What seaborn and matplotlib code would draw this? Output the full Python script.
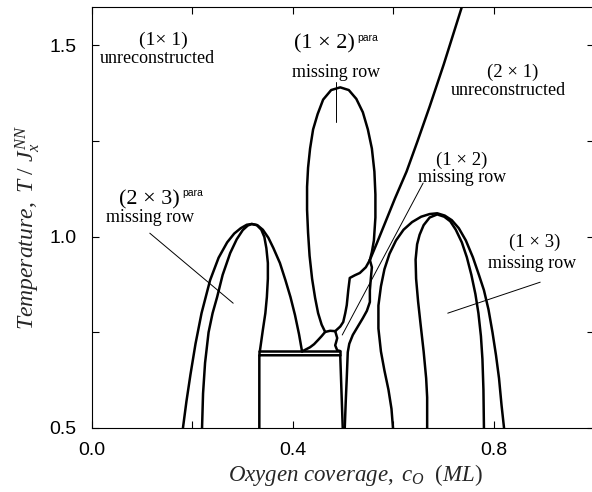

-.-.-

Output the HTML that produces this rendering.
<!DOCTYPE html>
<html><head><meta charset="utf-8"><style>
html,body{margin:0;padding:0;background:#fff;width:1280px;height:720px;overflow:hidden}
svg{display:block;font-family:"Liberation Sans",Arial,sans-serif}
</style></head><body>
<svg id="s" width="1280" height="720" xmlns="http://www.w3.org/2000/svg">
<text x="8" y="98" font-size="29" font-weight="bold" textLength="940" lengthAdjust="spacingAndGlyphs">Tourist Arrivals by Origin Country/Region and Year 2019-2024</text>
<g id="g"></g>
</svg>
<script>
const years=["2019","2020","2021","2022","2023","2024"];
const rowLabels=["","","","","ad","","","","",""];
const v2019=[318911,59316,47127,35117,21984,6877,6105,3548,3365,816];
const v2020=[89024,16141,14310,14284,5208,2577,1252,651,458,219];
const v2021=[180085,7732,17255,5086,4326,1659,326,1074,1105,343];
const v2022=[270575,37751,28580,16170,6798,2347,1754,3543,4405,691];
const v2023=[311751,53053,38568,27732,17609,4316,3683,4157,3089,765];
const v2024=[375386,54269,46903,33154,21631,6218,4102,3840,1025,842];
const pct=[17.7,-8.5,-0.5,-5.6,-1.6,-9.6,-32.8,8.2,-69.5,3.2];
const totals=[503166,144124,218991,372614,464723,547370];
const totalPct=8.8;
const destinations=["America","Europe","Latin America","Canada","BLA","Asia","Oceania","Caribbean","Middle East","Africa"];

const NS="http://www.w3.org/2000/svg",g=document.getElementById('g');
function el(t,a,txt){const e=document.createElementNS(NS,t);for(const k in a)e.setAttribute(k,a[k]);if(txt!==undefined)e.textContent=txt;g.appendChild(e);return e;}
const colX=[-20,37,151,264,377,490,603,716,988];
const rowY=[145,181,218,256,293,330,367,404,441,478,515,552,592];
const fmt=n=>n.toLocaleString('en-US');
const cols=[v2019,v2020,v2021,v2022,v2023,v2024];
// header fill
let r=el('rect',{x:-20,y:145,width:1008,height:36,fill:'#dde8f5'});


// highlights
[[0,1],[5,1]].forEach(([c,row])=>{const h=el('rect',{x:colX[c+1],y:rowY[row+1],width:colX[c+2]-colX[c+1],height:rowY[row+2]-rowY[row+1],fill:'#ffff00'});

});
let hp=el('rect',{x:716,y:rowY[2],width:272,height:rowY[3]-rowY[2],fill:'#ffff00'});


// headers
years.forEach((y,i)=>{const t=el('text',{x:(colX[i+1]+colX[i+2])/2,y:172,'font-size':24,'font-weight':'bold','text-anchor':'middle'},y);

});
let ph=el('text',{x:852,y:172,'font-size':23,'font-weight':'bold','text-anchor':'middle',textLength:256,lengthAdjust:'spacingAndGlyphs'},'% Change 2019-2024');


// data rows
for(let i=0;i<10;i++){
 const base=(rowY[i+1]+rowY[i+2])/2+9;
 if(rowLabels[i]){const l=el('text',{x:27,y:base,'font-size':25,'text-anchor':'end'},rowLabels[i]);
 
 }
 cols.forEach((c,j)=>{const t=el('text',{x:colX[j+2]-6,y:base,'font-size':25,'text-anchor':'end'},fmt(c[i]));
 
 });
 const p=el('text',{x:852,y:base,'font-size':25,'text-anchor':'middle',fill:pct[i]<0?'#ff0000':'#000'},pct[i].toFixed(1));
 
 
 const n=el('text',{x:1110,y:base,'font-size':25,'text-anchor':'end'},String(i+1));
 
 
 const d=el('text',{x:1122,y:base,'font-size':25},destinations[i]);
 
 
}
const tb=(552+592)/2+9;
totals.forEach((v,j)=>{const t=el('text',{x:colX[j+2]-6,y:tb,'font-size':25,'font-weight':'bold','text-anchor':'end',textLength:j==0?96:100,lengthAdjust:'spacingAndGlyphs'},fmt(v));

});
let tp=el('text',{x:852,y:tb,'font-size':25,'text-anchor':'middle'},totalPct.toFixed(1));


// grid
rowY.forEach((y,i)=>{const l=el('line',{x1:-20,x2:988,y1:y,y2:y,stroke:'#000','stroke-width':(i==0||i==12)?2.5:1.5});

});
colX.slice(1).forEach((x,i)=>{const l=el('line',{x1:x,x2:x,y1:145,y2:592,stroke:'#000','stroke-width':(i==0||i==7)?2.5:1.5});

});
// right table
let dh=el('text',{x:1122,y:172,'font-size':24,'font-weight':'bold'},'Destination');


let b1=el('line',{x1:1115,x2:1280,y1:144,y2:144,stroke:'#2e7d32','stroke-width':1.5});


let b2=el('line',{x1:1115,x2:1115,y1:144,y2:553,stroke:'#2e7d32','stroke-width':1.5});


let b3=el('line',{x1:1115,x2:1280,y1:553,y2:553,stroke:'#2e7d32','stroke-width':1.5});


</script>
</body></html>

-.-.-

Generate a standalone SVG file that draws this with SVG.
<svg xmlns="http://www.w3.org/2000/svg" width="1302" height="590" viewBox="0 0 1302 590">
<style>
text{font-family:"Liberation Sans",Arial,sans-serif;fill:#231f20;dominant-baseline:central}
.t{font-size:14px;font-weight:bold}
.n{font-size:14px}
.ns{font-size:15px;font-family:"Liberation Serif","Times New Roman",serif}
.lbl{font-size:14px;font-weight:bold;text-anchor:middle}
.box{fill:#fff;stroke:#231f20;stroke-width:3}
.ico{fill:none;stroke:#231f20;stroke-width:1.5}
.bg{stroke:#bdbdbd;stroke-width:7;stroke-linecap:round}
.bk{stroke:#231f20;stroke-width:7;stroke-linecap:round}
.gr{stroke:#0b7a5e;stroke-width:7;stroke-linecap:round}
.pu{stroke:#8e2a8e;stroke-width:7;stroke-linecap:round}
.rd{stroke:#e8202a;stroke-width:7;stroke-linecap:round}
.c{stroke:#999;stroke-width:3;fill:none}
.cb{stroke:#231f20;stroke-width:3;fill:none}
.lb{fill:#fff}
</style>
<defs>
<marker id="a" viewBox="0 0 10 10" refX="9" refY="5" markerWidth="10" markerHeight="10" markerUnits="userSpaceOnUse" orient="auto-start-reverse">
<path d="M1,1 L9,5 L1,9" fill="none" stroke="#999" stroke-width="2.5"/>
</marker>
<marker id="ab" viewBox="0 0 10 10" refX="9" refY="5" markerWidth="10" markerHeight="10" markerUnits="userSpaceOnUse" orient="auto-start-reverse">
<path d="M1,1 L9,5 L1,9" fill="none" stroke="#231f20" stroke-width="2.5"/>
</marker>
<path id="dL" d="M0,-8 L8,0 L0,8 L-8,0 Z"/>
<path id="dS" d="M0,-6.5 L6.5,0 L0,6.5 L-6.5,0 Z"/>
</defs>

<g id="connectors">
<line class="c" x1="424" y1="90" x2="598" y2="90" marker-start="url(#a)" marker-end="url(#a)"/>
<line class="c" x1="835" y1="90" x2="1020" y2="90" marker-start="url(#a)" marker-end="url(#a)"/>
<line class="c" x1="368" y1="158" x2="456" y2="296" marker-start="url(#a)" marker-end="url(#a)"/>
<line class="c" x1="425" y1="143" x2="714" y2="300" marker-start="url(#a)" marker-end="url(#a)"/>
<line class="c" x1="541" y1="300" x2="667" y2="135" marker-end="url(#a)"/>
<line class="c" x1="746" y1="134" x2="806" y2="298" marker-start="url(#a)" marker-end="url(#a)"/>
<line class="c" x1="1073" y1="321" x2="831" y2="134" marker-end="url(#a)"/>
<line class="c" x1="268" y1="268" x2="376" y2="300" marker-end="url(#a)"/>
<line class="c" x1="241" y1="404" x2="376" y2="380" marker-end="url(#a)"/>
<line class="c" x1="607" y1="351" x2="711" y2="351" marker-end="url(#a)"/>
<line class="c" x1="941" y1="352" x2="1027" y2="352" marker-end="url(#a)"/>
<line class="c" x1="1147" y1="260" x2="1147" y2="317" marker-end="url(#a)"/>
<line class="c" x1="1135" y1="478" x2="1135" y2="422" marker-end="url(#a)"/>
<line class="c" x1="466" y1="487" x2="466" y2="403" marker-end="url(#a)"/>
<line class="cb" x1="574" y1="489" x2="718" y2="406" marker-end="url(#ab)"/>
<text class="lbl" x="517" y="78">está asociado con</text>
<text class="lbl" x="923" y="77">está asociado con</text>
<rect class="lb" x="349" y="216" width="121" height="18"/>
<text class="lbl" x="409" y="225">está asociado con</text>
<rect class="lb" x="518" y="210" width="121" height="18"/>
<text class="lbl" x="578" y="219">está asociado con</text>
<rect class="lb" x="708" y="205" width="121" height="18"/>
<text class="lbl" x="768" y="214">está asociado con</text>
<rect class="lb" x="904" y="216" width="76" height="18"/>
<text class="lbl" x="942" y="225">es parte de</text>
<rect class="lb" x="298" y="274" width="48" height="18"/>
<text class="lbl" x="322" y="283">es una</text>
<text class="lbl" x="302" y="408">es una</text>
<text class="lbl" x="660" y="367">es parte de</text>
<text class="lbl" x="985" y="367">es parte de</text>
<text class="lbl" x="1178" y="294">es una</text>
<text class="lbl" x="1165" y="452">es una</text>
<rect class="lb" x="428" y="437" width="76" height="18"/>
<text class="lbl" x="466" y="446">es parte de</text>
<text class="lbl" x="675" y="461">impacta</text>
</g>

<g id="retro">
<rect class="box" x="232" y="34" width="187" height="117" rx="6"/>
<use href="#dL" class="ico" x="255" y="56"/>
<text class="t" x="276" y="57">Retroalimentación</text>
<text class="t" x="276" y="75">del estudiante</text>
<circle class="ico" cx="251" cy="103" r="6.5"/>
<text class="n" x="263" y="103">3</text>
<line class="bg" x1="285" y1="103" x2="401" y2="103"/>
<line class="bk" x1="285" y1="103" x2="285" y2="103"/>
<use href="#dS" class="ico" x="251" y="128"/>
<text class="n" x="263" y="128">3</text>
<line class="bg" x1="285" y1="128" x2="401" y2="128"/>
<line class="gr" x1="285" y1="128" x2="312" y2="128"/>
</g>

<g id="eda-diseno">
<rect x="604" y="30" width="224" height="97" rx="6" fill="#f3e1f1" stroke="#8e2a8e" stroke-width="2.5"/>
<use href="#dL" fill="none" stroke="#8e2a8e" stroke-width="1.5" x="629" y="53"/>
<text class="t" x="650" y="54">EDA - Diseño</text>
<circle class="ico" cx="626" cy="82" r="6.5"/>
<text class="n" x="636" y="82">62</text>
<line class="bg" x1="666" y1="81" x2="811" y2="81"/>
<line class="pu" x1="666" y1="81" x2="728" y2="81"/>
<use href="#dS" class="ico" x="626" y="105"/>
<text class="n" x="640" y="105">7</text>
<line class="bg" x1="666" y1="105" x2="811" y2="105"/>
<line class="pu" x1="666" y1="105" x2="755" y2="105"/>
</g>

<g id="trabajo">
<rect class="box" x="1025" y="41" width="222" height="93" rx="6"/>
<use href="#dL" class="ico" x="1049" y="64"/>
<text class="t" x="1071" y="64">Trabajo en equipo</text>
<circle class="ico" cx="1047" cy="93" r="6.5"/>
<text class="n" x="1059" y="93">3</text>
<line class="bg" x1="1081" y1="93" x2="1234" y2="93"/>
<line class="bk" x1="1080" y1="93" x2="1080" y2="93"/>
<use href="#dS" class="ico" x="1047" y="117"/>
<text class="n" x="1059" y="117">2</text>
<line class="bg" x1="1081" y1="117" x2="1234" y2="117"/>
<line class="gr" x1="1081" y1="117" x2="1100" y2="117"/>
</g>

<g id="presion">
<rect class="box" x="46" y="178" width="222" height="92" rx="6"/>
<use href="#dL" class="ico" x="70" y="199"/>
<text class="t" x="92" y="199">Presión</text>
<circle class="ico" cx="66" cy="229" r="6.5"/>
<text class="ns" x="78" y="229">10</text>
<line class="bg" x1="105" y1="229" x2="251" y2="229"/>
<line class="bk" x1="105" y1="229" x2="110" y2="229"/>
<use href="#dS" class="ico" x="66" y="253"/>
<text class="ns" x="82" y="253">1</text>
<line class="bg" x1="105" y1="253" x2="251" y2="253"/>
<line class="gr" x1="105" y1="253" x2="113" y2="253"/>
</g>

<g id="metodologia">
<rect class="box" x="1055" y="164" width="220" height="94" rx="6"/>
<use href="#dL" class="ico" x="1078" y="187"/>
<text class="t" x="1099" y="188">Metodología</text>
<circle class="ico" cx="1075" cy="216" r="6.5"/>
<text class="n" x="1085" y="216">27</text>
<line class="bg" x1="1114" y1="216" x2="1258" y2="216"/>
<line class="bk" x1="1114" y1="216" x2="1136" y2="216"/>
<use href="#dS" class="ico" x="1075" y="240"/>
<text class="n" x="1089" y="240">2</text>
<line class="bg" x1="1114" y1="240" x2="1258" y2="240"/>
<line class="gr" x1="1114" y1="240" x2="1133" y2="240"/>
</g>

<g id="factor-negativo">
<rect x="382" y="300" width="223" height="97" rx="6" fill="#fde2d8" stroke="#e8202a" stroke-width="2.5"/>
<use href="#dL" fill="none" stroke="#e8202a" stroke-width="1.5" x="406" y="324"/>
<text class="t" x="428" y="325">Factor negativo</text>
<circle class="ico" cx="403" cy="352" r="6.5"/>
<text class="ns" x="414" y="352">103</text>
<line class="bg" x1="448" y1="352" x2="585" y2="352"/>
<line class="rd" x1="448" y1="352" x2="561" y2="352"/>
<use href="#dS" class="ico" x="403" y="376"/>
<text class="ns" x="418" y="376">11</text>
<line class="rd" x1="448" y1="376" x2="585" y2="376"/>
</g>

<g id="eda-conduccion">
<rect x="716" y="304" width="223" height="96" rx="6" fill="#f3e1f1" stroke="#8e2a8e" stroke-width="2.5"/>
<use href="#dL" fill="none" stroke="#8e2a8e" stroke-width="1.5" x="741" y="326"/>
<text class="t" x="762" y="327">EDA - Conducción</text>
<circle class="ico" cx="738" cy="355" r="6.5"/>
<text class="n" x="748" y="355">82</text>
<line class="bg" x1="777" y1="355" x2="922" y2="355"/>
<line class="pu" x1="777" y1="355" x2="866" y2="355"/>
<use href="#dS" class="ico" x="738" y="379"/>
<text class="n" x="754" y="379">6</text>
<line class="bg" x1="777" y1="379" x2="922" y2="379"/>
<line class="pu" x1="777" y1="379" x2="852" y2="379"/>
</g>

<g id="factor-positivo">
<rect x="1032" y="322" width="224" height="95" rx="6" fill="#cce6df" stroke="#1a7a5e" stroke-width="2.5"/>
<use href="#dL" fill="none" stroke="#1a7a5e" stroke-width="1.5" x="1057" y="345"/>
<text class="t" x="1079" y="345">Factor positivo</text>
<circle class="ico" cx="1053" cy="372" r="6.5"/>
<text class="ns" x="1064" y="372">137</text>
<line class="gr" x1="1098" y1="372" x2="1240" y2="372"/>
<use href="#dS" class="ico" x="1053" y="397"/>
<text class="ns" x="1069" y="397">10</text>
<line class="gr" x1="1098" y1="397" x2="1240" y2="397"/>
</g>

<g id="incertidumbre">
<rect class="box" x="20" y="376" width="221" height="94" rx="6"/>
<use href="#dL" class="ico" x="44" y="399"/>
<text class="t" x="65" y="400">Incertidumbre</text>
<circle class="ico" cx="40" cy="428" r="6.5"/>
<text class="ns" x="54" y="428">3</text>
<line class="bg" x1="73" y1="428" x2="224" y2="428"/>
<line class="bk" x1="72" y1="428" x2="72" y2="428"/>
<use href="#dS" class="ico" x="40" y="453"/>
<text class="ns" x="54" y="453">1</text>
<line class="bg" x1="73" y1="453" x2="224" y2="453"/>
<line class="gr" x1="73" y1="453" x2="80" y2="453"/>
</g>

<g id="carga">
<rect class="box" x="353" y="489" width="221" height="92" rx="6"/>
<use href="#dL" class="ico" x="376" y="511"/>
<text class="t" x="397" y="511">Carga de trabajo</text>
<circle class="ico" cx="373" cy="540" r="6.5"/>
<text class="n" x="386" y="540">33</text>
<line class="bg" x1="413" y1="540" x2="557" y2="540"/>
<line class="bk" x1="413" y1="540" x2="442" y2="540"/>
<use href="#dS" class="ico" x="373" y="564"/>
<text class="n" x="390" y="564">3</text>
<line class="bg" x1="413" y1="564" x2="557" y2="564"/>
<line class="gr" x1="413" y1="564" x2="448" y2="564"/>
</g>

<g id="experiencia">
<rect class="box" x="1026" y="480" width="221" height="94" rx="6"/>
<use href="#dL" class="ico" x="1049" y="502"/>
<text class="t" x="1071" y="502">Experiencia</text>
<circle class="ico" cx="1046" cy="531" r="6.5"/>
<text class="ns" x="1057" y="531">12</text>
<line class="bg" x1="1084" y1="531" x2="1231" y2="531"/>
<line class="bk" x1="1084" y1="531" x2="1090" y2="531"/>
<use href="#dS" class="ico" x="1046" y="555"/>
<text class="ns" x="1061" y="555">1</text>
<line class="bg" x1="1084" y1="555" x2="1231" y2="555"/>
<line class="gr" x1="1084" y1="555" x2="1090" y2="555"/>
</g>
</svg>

-.-.-

**SET EXERCISE:** Exactly how many lines of the material contain the word "script"? Write the number alone.

**REPLY TO THE TASK:** 3